DIRECTION:
Each entry below must be repeated exactly, with pictures left out.

INPUT MATERIAL:
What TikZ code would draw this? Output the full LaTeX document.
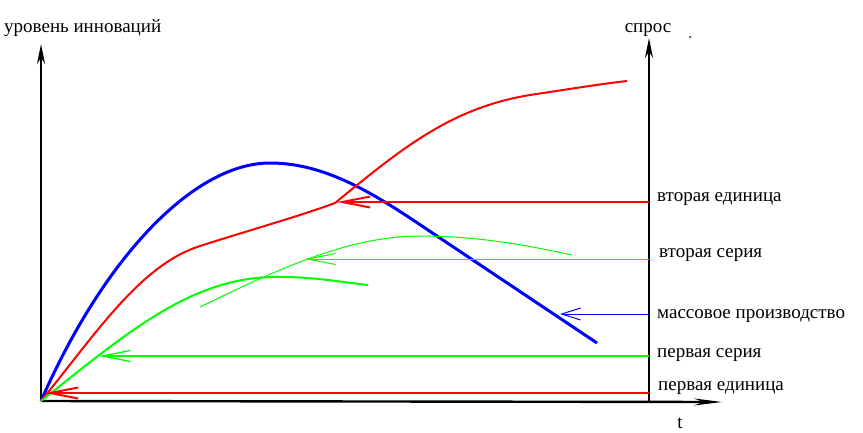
\documentclass[tikz,border=0pt]{standalone}
\usepackage{fontspec}
\setmainfont{Liberation Serif}
\usetikzlibrary{arrows.meta}
\definecolor{rd}{RGB}{255,0,0}
\definecolor{gr}{RGB}{0,255,0}
\definecolor{bl}{RGB}{0,0,255}
\tikzset{
  axis/.style={line width=2.4pt,black,-{Stealth[length=20pt,width=8pt]}},
  txt/.style={font=\fontsize{19}{19}\selectfont,inner sep=0pt},
  lbl/.style={txt,anchor=base west},
  barb/.style={{Straight Barb[length=28pt,width=11pt]}-},
}
\begin{document}
\begin{tikzpicture}[x=1pt,y=-1pt]
\useasboundingbox (0,0) rectangle (863,432);
% axes
\coordinate (O) at (41,401);
\coordinate (Ytop) at (41,44);
\coordinate (Sbase) at (649,401);
\coordinate (Stop) at (649,38);
\coordinate (Xend) at (722,402);
\draw[axis] (O) -- (Ytop);
\draw[axis] (Sbase) -- (Stop);
\draw[axis,-{Stealth[length=28pt,width=7pt]}] (O) -- (Xend);
\node[txt,anchor=base west] (ylab) at (4,32) {уровень инноваций};
\node[txt,anchor=base] (slab) at (648,32) {спрос};
\node[txt,anchor=base] (tlab) at (680,428) {t};
\fill (690,37) circle (1pt);
% curves
\draw[bl,line width=3pt] (O) .. controls (105,255) and (195,163) .. (270,163)
  .. controls (320,163) and (365,188) .. (413,220) -- (597,343);
\draw[rd,line width=2pt] (O) .. controls (95,335) and (140,265) .. (200,246)
  .. controls (250,230) and (300,216) .. (335,203)
  .. controls (400,150) and (450,108) .. (530,95)
  .. controls (570,89) and (600,84) .. (627,81);
\draw[gr,line width=2pt] (O) .. controls (130,330) and (190,280) .. (270,277)
  .. controls (310,276) and (340,282) .. (368,285);
\draw[gr,line width=1pt] (200,307) .. controls (280,268) and (350,236) .. (420,236)
  .. controls (480,236) and (530,246) .. (572,255);
% arrows from the right axis
\coordinate (t1) at (45,393); \coordinate (e1) at (649,393);
\coordinate (t2) at (99,356); \coordinate (e2) at (649,356);
\coordinate (t3) at (560,314); \coordinate (e3) at (649,314);
\coordinate (t4) at (305,259); \coordinate (e4) at (649,259);
\coordinate (t5) at (337,202); \coordinate (e5) at (649,202);
\draw[rd,line width=2pt,barb] (t1) -- (e1);
\draw[gr,line width=1.3pt,barb] (t2) -- (e2);
\draw[bl,line width=1pt,{Straight Barb[length=19pt,width=12pt]}-] (t3) -- (e3);
\draw[gr,line width=1pt,barb] (t4) -- (e4);
\draw[rd,line width=2pt,barb] (t5) -- (e5);
% labels
\node[lbl] (l5) at (657,201) {вторая единица};
\node[lbl] (l4) at (659,257) {вторая серия};
\node[lbl] (l3) at (657,318) {массовое производство};
\node[lbl] (l2) at (657,357) {первая серия};
\node[lbl] (l1) at (658,390) {первая единица};
\end{tikzpicture}
\end{document}
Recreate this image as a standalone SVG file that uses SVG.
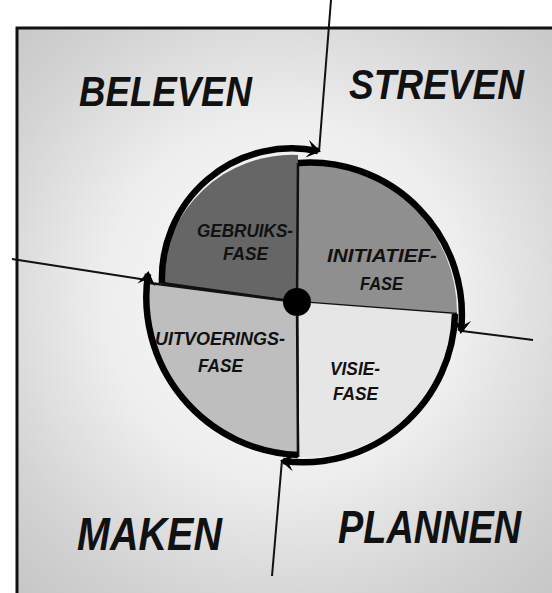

RESPONSE FOR THIS EXERCISE:
What TikZ code would draw this? Output the full LaTeX document.
\documentclass[tikz,border=0pt]{standalone}
\usepackage{fontspec}
\setmainfont{Liberation Serif}
\usetikzlibrary{arrows.meta}
\definecolor{rd}{RGB}{255,0,0}
\definecolor{gr}{RGB}{0,255,0}
\definecolor{bl}{RGB}{0,0,255}
\tikzset{
  axis/.style={line width=2.4pt,black,-{Stealth[length=20pt,width=8pt]}},
  txt/.style={font=\fontsize{19}{19}\selectfont,inner sep=0pt},
  lbl/.style={txt,anchor=base west},
  barb/.style={{Straight Barb[length=28pt,width=11pt]}-},
}
\begin{document}
\begin{tikzpicture}[x=1pt,y=-1pt]
\useasboundingbox (0,0) rectangle (863,432);
% axes
\coordinate (O) at (41,401);
\coordinate (Ytop) at (41,44);
\coordinate (Sbase) at (649,401);
\coordinate (Stop) at (649,38);
\coordinate (Xend) at (722,402);
\draw[axis] (O) -- (Ytop);
\draw[axis] (Sbase) -- (Stop);
\draw[axis,-{Stealth[length=28pt,width=7pt]}] (O) -- (Xend);
\node[txt,anchor=base west] (ylab) at (4,32) {уровень инноваций};
\node[txt,anchor=base] (slab) at (648,32) {спрос};
\node[txt,anchor=base] (tlab) at (680,428) {t};
\fill (690,37) circle (1pt);
% curves
\draw[bl,line width=3pt] (O) .. controls (105,255) and (195,163) .. (270,163)
  .. controls (320,163) and (365,188) .. (413,220) -- (597,343);
\draw[rd,line width=2pt] (O) .. controls (95,335) and (140,265) .. (200,246)
  .. controls (250,230) and (300,216) .. (335,203)
  .. controls (400,150) and (450,108) .. (530,95)
  .. controls (570,89) and (600,84) .. (627,81);
\draw[gr,line width=2pt] (O) .. controls (130,330) and (190,280) .. (270,277)
  .. controls (310,276) and (340,282) .. (368,285);
\draw[gr,line width=1pt] (200,307) .. controls (280,268) and (350,236) .. (420,236)
  .. controls (480,236) and (530,246) .. (572,255);
% arrows from the right axis
\coordinate (t1) at (45,393); \coordinate (e1) at (649,393);
\coordinate (t2) at (99,356); \coordinate (e2) at (649,356);
\coordinate (t3) at (560,314); \coordinate (e3) at (649,314);
\coordinate (t4) at (305,259); \coordinate (e4) at (649,259);
\coordinate (t5) at (337,202); \coordinate (e5) at (649,202);
\draw[rd,line width=2pt,barb] (t1) -- (e1);
\draw[gr,line width=1.3pt,barb] (t2) -- (e2);
\draw[bl,line width=1pt,{Straight Barb[length=19pt,width=12pt]}-] (t3) -- (e3);
\draw[gr,line width=1pt,barb] (t4) -- (e4);
\draw[rd,line width=2pt,barb] (t5) -- (e5);
% labels
\node[lbl] (l5) at (657,201) {вторая единица};
\node[lbl] (l4) at (659,257) {вторая серия};
\node[lbl] (l3) at (657,318) {массовое производство};
\node[lbl] (l2) at (657,357) {первая серия};
\node[lbl] (l1) at (658,390) {первая единица};
\end{tikzpicture}
\end{document}
Recreate this image as a standalone SVG file that uses SVG.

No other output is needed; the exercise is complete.